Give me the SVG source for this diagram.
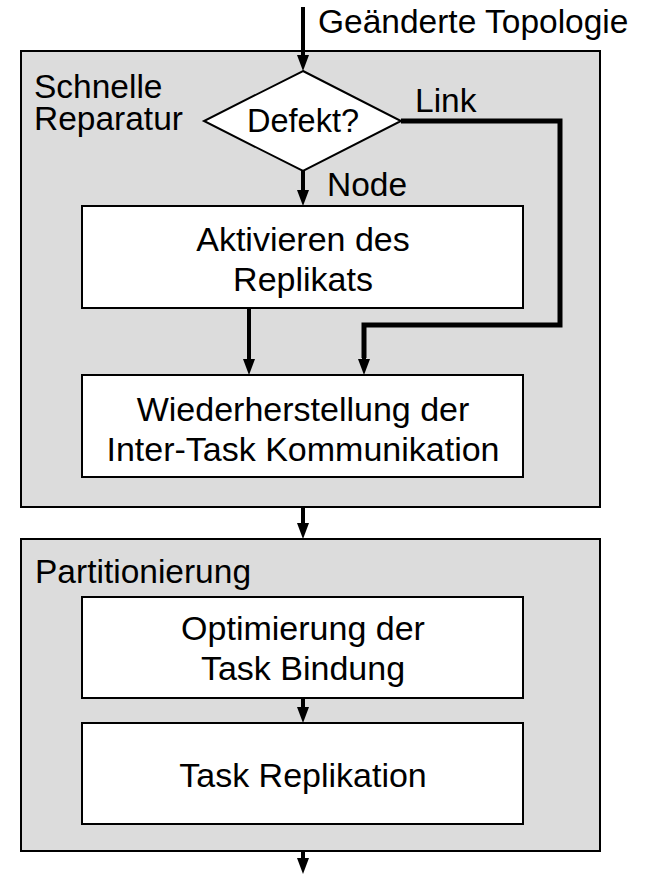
<svg xmlns="http://www.w3.org/2000/svg" width="656" height="874" viewBox="0 0 656 874">
  <defs>
    <!-- arrowhead; starts where the shaft ends and points forward 16px -->
    <marker id="head" markerUnits="userSpaceOnUse" markerWidth="17" markerHeight="13" refX="0" refY="6" orient="auto">
      <path d="M0,0 L16,6 L0,12 Z" fill="#000"/>
    </marker>
    <style>
      .panel { fill: #dcdcdc; stroke: #000; stroke-width: 2; }
      .box { fill: #fff; stroke: #000; stroke-width: 2; }
      .txt { font-family: "Liberation Sans", Arial, sans-serif; font-size: 34px; fill: #000; }
      .lbl { font-size: 33.5px; }
      .mid { text-anchor: middle; }
      .flow { fill: none; stroke: #000; stroke-width: 4; marker-end: url(#head); }
      .thick { fill: none; stroke: #000; stroke-width: 5; stroke-linejoin: miter; }
    </style>
  </defs>

  <!-- panels -->
  <g id="panel-repair">
    <rect class="panel" x="21" y="51" width="579" height="456"/>
    <text class="txt lbl" x="34" y="98">Schnelle</text>
    <text class="txt lbl" x="34" y="130">Reparatur</text>
  </g>
  <g id="panel-partition">
    <rect class="panel" x="21" y="539" width="579" height="312"/>
    <text class="txt lbl" x="35" y="583">Partitionierung</text>
  </g>

  <!-- nodes -->
  <g id="decision">
    <polygon class="box" points="303,71 401,121 303,171 204,121"/>
    <text class="txt mid" x="303" y="132" style="font-size:32.5px">Defekt?</text>
  </g>
  <g id="activate">
    <rect class="box" x="82" y="206" width="441" height="102"/>
    <text class="txt mid" x="303" y="251">Aktivieren des</text>
    <text class="txt mid" x="303" y="291">Replikats</text>
  </g>
  <g id="restore">
    <rect class="box" x="82" y="375" width="441" height="102"/>
    <text class="txt mid" x="303" y="421">Wiederherstellung der</text>
    <text class="txt mid" x="303" y="461">Inter-Task Kommunikation</text>
  </g>
  <g id="optimize">
    <rect class="box" x="82" y="597" width="441" height="101"/>
    <text class="txt mid" x="303" y="640">Optimierung der</text>
    <text class="txt mid" x="303" y="680">Task Bindung</text>
  </g>
  <g id="replicate">
    <rect class="box" x="82" y="723" width="441" height="101"/>
    <text class="txt mid" x="303" y="787">Task Replikation</text>
  </g>

  <!-- connectors -->
  <g id="connectors">
    <line class="flow" x1="303" y1="7" x2="303" y2="55"/>
    <line class="flow" x1="303" y1="171" x2="303" y2="190"/>
    <line class="flow" x1="249" y1="308" x2="249" y2="359"/>
    <path class="thick" d="M401,121 H560 V325 H364 V358"/>
    <line class="flow" x1="364" y1="356" x2="364" y2="359"/>
    <line class="flow" x1="303" y1="507" x2="303" y2="523"/>
    <line class="flow" x1="303" y1="698" x2="303" y2="707"/>
    <line class="flow" x1="303" y1="851" x2="303" y2="858"/>
    <text class="txt lbl" x="318" y="33">Geänderte Topologie</text>
    <text class="txt lbl" x="415" y="112">Link</text>
    <text class="txt lbl" x="327" y="196">Node</text>
  </g>
</svg>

▸ WHAT TO PRODUCE
Quote the full listing above word for word; exclude every picture from the copy.

▸ RESPONSE BELOW
Give me the SVG source for this diagram.
<svg xmlns="http://www.w3.org/2000/svg" width="656" height="874" viewBox="0 0 656 874">
  <defs>
    <!-- arrowhead; starts where the shaft ends and points forward 16px -->
    <marker id="head" markerUnits="userSpaceOnUse" markerWidth="17" markerHeight="13" refX="0" refY="6" orient="auto">
      <path d="M0,0 L16,6 L0,12 Z" fill="#000"/>
    </marker>
    <style>
      .panel { fill: #dcdcdc; stroke: #000; stroke-width: 2; }
      .box { fill: #fff; stroke: #000; stroke-width: 2; }
      .txt { font-family: "Liberation Sans", Arial, sans-serif; font-size: 34px; fill: #000; }
      .lbl { font-size: 33.5px; }
      .mid { text-anchor: middle; }
      .flow { fill: none; stroke: #000; stroke-width: 4; marker-end: url(#head); }
      .thick { fill: none; stroke: #000; stroke-width: 5; stroke-linejoin: miter; }
    </style>
  </defs>

  <!-- panels -->
  <g id="panel-repair">
    <rect class="panel" x="21" y="51" width="579" height="456"/>
    <text class="txt lbl" x="34" y="98">Schnelle</text>
    <text class="txt lbl" x="34" y="130">Reparatur</text>
  </g>
  <g id="panel-partition">
    <rect class="panel" x="21" y="539" width="579" height="312"/>
    <text class="txt lbl" x="35" y="583">Partitionierung</text>
  </g>

  <!-- nodes -->
  <g id="decision">
    <polygon class="box" points="303,71 401,121 303,171 204,121"/>
    <text class="txt mid" x="303" y="132" style="font-size:32.5px">Defekt?</text>
  </g>
  <g id="activate">
    <rect class="box" x="82" y="206" width="441" height="102"/>
    <text class="txt mid" x="303" y="251">Aktivieren des</text>
    <text class="txt mid" x="303" y="291">Replikats</text>
  </g>
  <g id="restore">
    <rect class="box" x="82" y="375" width="441" height="102"/>
    <text class="txt mid" x="303" y="421">Wiederherstellung der</text>
    <text class="txt mid" x="303" y="461">Inter-Task Kommunikation</text>
  </g>
  <g id="optimize">
    <rect class="box" x="82" y="597" width="441" height="101"/>
    <text class="txt mid" x="303" y="640">Optimierung der</text>
    <text class="txt mid" x="303" y="680">Task Bindung</text>
  </g>
  <g id="replicate">
    <rect class="box" x="82" y="723" width="441" height="101"/>
    <text class="txt mid" x="303" y="787">Task Replikation</text>
  </g>

  <!-- connectors -->
  <g id="connectors">
    <line class="flow" x1="303" y1="7" x2="303" y2="55"/>
    <line class="flow" x1="303" y1="171" x2="303" y2="190"/>
    <line class="flow" x1="249" y1="308" x2="249" y2="359"/>
    <path class="thick" d="M401,121 H560 V325 H364 V358"/>
    <line class="flow" x1="364" y1="356" x2="364" y2="359"/>
    <line class="flow" x1="303" y1="507" x2="303" y2="523"/>
    <line class="flow" x1="303" y1="698" x2="303" y2="707"/>
    <line class="flow" x1="303" y1="851" x2="303" y2="858"/>
    <text class="txt lbl" x="318" y="33">Geänderte Topologie</text>
    <text class="txt lbl" x="415" y="112">Link</text>
    <text class="txt lbl" x="327" y="196">Node</text>
  </g>
</svg>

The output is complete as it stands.